Here are some of the landscape motifs (I'm basing this on an article in Wikipedia that draws on Norman Del Mar's Richard Strauss: A critical commentary on his life and works and on Marc Mandel's 'Richard Strauss: An Alpine Symphony, Op. 64,'):
  • The mountains - a solemn motif played by trombones and tuba; the 'peak motive', is shaped like a mountain (upward leaps of fourths and fifths) and resembles Strauss' Also Sprach Zarathustra
  • The sun - this has its own theme, a descending A Major scale
  • Woods -the 'instrumental tones deepen as thick foliage obscures the sunlight'
  • Birdsong - heard in the upper woodwinds and a solo string quartet leads the transition into the next musical section
  • Brook and waterfall - a rushing passage gives way to cascading scale figures in the winds and strings and marks the beginning of the section which takes place 'At the Waterfall'
  • Flowering Meadows - suggested by a gentle backdrop of high string chords, with a marching theme heard softly in the cellos and isolated points of color (short notes in the winds, harp, and pizzicato in the violas) 
  • Alpine Pasture - cowbells, bird calls, a yodeling motive, and the bleating of sheep (depicted through flutter tonguing in the oboe and E-flat clarinet) 
  • Rain and storm - a drum roll, isolated raindrops (short notes in the upper woodwinds and pizzicato in the violins), flashes of lightning (piccolo) and then the storm itself, using a thunder machine and organ
It is interesting to think how far this kind of composition can reasonably be taken.  Birdsong, thunderstorms and flowing water are pretty standard, but the attempt to convey musically an alpine meadow is more unusual.  The orchestra offers a wonderful range of possibilities - just looking at the list above we have variations in instrumentation, tone, volume, duration, rhythm, pitch and so on, in any possible combination.  But would it be possible to move away from the sublime and the picturesque, to convey more unusual settings or simply nondescript landscapes through purely orchestral sound?









Friday, February 05, 2010

Music with Roots in the Aether


In the early seventies, Robert Ashley produced and directed a 14-hour television opera/documentary about the work and ideas of seven American composers, Music with Roots in the Aether, which premiered at the Festival d'Automne à Paris in 1976. It comprises seven films, each two hours long, most of which have a live performance preceded by an interview in a 'landscape':
  • Landscape with David Behrman
  • Landscape with Philip Glass
  • Landscape with Alvin Lucier
  • Landscape with Gordon Mumma
  • Landscape with Pauline Oliveros
  • Landscape with Terry Riley
  • Landscape with Robert Ashley
Robert Ashley is quite self deprecating about the interviews, saying they were "casual and desultory. They had to be, because of the manner in which they were made. They were made in front of a video camera, with the rule that there would be no video editing." But the landscapes more than compensate for this (some of them are interior landscapes) - the location and natural sounds integral to each conversation.  As I write this I'm watching Terry Riley on another part of my screen, bathed in sunlight, on a grassy slope above a pond. The camera sometimes gets distracted by the surroundings - see for example 35 minutes into Landscape with Terry Riley, where he is talking about Indian ragas whilst we watch a bird washing its feathers.

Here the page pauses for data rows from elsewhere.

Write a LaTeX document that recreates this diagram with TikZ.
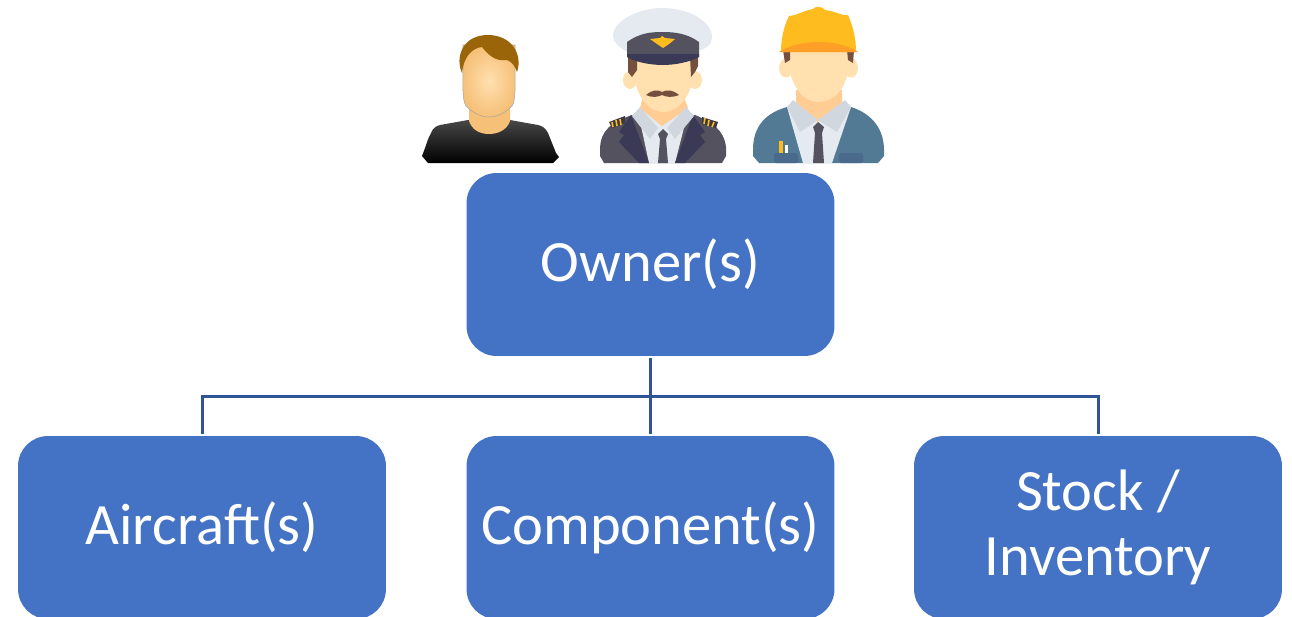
\documentclass[tikz,border=0pt]{standalone}
\usepackage{fontspec}
\setmainfont{Carlito}
\definecolor{boxblue}{HTML}{4472C4}
\definecolor{linkblue}{HTML}{2F5597}
\definecolor{skin}{HTML}{FFE0AE}
\definecolor{skinshade}{HTML}{FFCC94}
\definecolor{hairbrown}{HTML}{75503F}
\definecolor{manhair}{HTML}{9A6408}
\definecolor{manskin}{HTML}{F6C078}
\definecolor{manlight}{HTML}{FFE0B0}
\definecolor{pale}{HTML}{E4EAF0}
\definecolor{collar}{HTML}{D0D7DE}
\definecolor{tie}{HTML}{55525F}
\definecolor{navy}{HTML}{3A3A56}
\definecolor{gold}{HTML}{FFBC1F}
\definecolor{brim}{HTML}{FF9F27}
\definecolor{teal}{HTML}{537A94}
\definecolor{pocket}{HTML}{4A6A8C}
\tikzset{
  box/.style={draw=none,fill=boxblue,rounded corners=0.6cm,minimum width=7.36cm,minimum height=3.66cm,
    inner sep=0pt,outer sep=0.05cm,text=white,align=center,font=\fontsize{33.3}{36.8}\selectfont},
  link/.style={draw=linkblue,line width=0.06cm}
}
\begin{document}
\begin{tikzpicture}[x=0.02cm,y=-0.02cm]
  \useasboundingbox (0,0) rectangle (1292,616);

  \node[box] (owner) at (650.5,264.5) {Owner(s)};
  \node[box] (aircraft) at (202,527.5) {Aircraft(s)};
  \node[box] (component) at (650.5,527.5) {Component(s)};
  \node[box] (stock) at (1098,527.5) {Stock /\\Inventory};
  \coordinate (bus) at (650,396);
  \draw[link] (owner) -- (component);
  \draw[link] (aircraft) |- (bus) -| (stock);

  % man in black
  \shade[top color=black!72,bottom color=black] (422,156) .. controls (426,146) and (428,138) .. (431,133)
    .. controls (433,128) and (436,126) .. (440,125) -- (468,120) -- (510,120) -- (538,125) .. controls (543,126) and (546,129) .. (548,133)
    -- (556,153) -- (559,157) -- (553,163) -- (428,163) -- cycle;
  \fill[manskin] (469,105) -- (469,121) .. controls (472,130) and (480,134) .. (489,134)
    .. controls (498,134) and (507,130) .. (510,121) -- (510,105) -- cycle;
  \shade[inner color=manlight,outer color=manskin,draw=black!35,line width=0.3pt] (463,65) .. controls (463,85) and (462,100) .. (466,106)
    .. controls (474,114) and (482,117) .. (489,117) .. controls (497,117) and (505,113) .. (512,106)
    .. controls (516,100) and (515,85) .. (515,65) -- (515,45) -- (463,45) -- cycle;
  \fill[manhair] (462,73) .. controls (455,58) and (462,35) .. (488,35) .. controls (512,35) and (523,55) .. (517,72)
    .. controls (515,66) and (512,62) .. (507,60) .. controls (500,61) and (492,60) .. (482,47)
    .. controls (473,48) and (464,55) .. (462,73) -- cycle;

  % pilot
  \fill[pale] (613,36) .. controls (613,20) and (640,8) .. (662,8) .. controls (690,8) and (712,22) .. (712,37)
    .. controls (712,44) and (708,48) .. (700,50) -- (627,52) .. controls (618,46) and (613,42) .. (613,36) -- cycle;
  \fill[skin] (630,80) ellipse (7 and 9);
  \fill[skin] (695,80) ellipse (7 and 9);
  \fill[skinshade] (642,95) rectangle (685,115);
  \fill[tie] (600,150) .. controls (600,130) and (612,122) .. (632,115) -- (695,115) .. controls (712,122) and (724,130) .. (726,147)
    -- (726,156) -- (722,163) -- (604,163) -- (600,156) -- cycle;
  \fill[pale] (638,112) -- (688,112) -- (675,163) -- (649,163) -- cycle;
  \fill[skinshade] (642,100) -- (685,100) -- (688,108) -- (662,126) -- (640,108) -- cycle;
  \fill[skin] (633,58) -- (635,82) .. controls (640,102) and (652,112) .. (663,112) .. controls (675,112) and (688,102) .. (692,82)
    -- (693,58) -- cycle;
  \fill[hairbrown] (628,56) -- (637,56) -- (637,70) -- (632,77) -- (628,72) -- cycle;
  \fill[hairbrown] (690,56) -- (698,56) -- (698,66) -- (695,72) -- (691,77) -- cycle;
  \fill[hairbrown] (646,95) .. controls (652,90) and (658,89) .. (662,92) .. controls (667,89) and (673,90) .. (679,95)
    .. controls (672,98) and (666,97) .. (662,95) .. controls (658,97) and (652,98) .. (646,95) -- cycle;
  \fill[tie] (627,42) .. controls (640,33) and (650,32) .. (663,32) .. controls (676,32) and (688,34) .. (699,42) -- (699,57) -- (627,57) -- cycle;
  \fill[navy] (627,54) -- (699,54) -- (699,57) .. controls (690,62) and (675,65) .. (663,65) .. controls (650,65) and (635,62) .. (627,57) -- cycle;
  \fill[gold] (650,39) -- (660,38) -- (662,36) -- (665,38) -- (675,39) -- (669,44) -- (663,48) -- (657,44) -- cycle;
  \fill[navy] (631,115) -- (619,132) -- (624,135) -- (619,142) -- (639,163) -- (649,163) -- cycle;
  \fill[navy] (693,115) -- (705,132) -- (700,135) -- (705,142) -- (685,163) -- (675,163) -- cycle;
  \fill[collar] (640,107) -- (632,116) -- (650,139) -- (658,128) -- cycle;
  \fill[collar] (686,107) -- (694,116) -- (675,139) -- (667,128) -- cycle;
  \fill[tie] (658,134) -- (663,129) -- (668,134) -- (666,139) -- (668,163) -- (658,163) -- (660,139) -- cycle;
  \fill[tie!70!black] (609,122) -- (625,116) -- (625,123) -- (612,128) -- cycle;
  \draw[gold,line width=0.9pt] (612,122) -- (613,127) (616,120) -- (617,126) (620,119) -- (621,125);
  \fill[tie!70!black] (702,117) -- (718,122) -- (716,128) -- (702,124) -- cycle;
  \draw[gold,line width=0.9pt] (705,118) -- (704,124) (709,120) -- (708,126) (714,122) -- (712,127);

  % worker with helmet
  \fill[skin] (786,68) ellipse (7 and 9.5);
  \fill[skin] (851,68) ellipse (7 and 9.5);
  \fill[teal] (753,150) .. controls (753,130) and (762,114) .. (787,107) -- (851,107) .. controls (873,114) and (884,130) .. (884,150)
    -- (884,156) -- (878,163) -- (759,163) -- (753,156) -- cycle;
  \fill[pale] (787,107) -- (851,107) -- (832,163) -- (803,163) -- cycle;
  \fill[skinshade] (796,90) -- (842,90) -- (842,108) -- (818,122) -- (796,108) -- cycle;
  \fill[skin] (787,50) -- (790,72) .. controls (795,92) and (806,102) .. (818,102) .. controls (832,102) and (844,92) .. (848,72) -- (851,50) -- cycle;
  \fill[hairbrown] (783,50) -- (790,50) -- (790,60) -- (785,63) -- cycle;
  \fill[hairbrown] (847,50) -- (854,50) -- (853,63) -- (848,60) -- cycle;
  \fill[collar] (793,100) -- (787,107) -- (800,132) -- (818,120) -- cycle;
  \fill[collar] (845,100) -- (851,107) -- (837,132) -- (818,120) -- cycle;
  \fill[tie] (813,127) -- (818,122) -- (824,127) -- (822,133) -- (824,163) -- (813,163) -- (815,133) -- cycle;
  \fill[pocket,rounded corners=1pt] (774,163) -- (774,153) -- (798,153) -- (798,163) -- cycle;
  \fill[pocket,rounded corners=1pt] (839,163) -- (839,153) -- (863,153) -- (863,163) -- cycle;
  \fill[gold] (779,141) rectangle (783,153);
  \fill[white] (785,145) rectangle (788,153);
  \fill[gold] (781,52) .. controls (781,38) and (784,26) .. (789,16) -- (795,15) .. controls (802,12) and (808,10) .. (813,9)
    .. controls (814,6) and (823,6) .. (825,10) .. controls (832,11) and (838,13) .. (843,15) -- (848,15)
    .. controls (853,26) and (856,38) .. (856,52) -- cycle;
  \fill[brim] (779,52) .. controls (790,45) and (805,42) .. (818,42) .. controls (833,42) and (848,45) .. (858,52) -- cycle;
\end{tikzpicture}
\end{document}
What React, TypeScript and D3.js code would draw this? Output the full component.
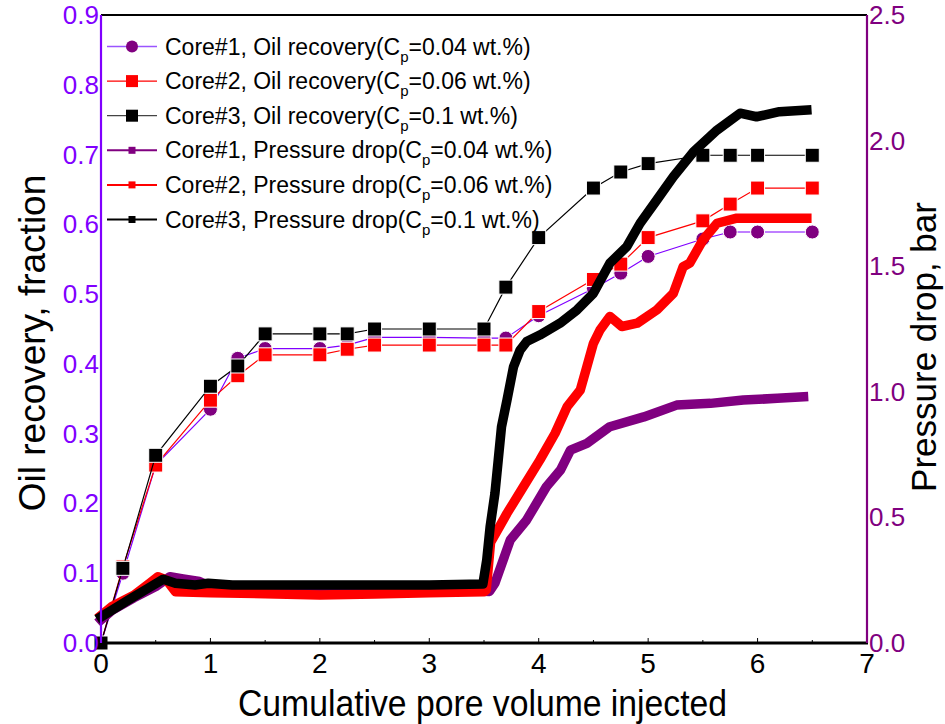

In an article about Music with Roots in the Aether, Arthur J. Sabatini notes the importance of Philip Makanna's camerawork, which 'functions to structure, comment upon, and provide an alternative take on the conversations and musical performances. He handles the camera gracefully and settles it in on telling images, settings, and moments of dialogue during the performances. With noticeable still photographic technique, he frames scenes and selects perspectives and angles that metaphorically enhance the conversations. For example, as Ashley and David Behrman stand on a hillside overlooking the San Franciso Bay remarking on music across cultures and history, Makanna leaves their voices in the background and pans the Golden Gate Bridge from shore to shore. At another point, when the discussion turns to technology, he follows the microphone wires and video cables trailing the speakers. Thus, Makanna's cinematography and camerawork underscores the musicality of each composers' voicings and their relationship to the landscape.'

Kenneth Goldsmith (the poet who runs Ubuweb) has written a short piece for The Brooklyn Rail about Robert Ashley's films.  It includes an interesting digression on aether with which I'll conclude this post, well off the topic in question but sailing into fascinating waters... "Aether, then, is a loaded word, full of dreams and secrets— a fluid, transmissive medium, ready to heap its treasures upon those who approach her with the right state of consciousness. Antiphanes told of a certain city where words congealed with the cold the moment they were spoken, and later, as they thawed out, people heard in the summer what they had said to one another in the winter. Similarly, Rabelais, writing in 1532, alludes to this phenomenon in his frozen-sounds episode of Gargantua and Pantagruel, where out at sea, with little in sight, a strange assortment of sounds are heard. The captain of the boat explains that the boat is passing by the Frozen Sea, which was the site of a bloody battle between the Arimaspians and the Nephelibates. During the battle, it was so cold that the sounds froze and the whole battle was silent. Now that it is springtime, all these sounds— long inaudible— are being released and creating a racket, although not in their original temporal sequences of action."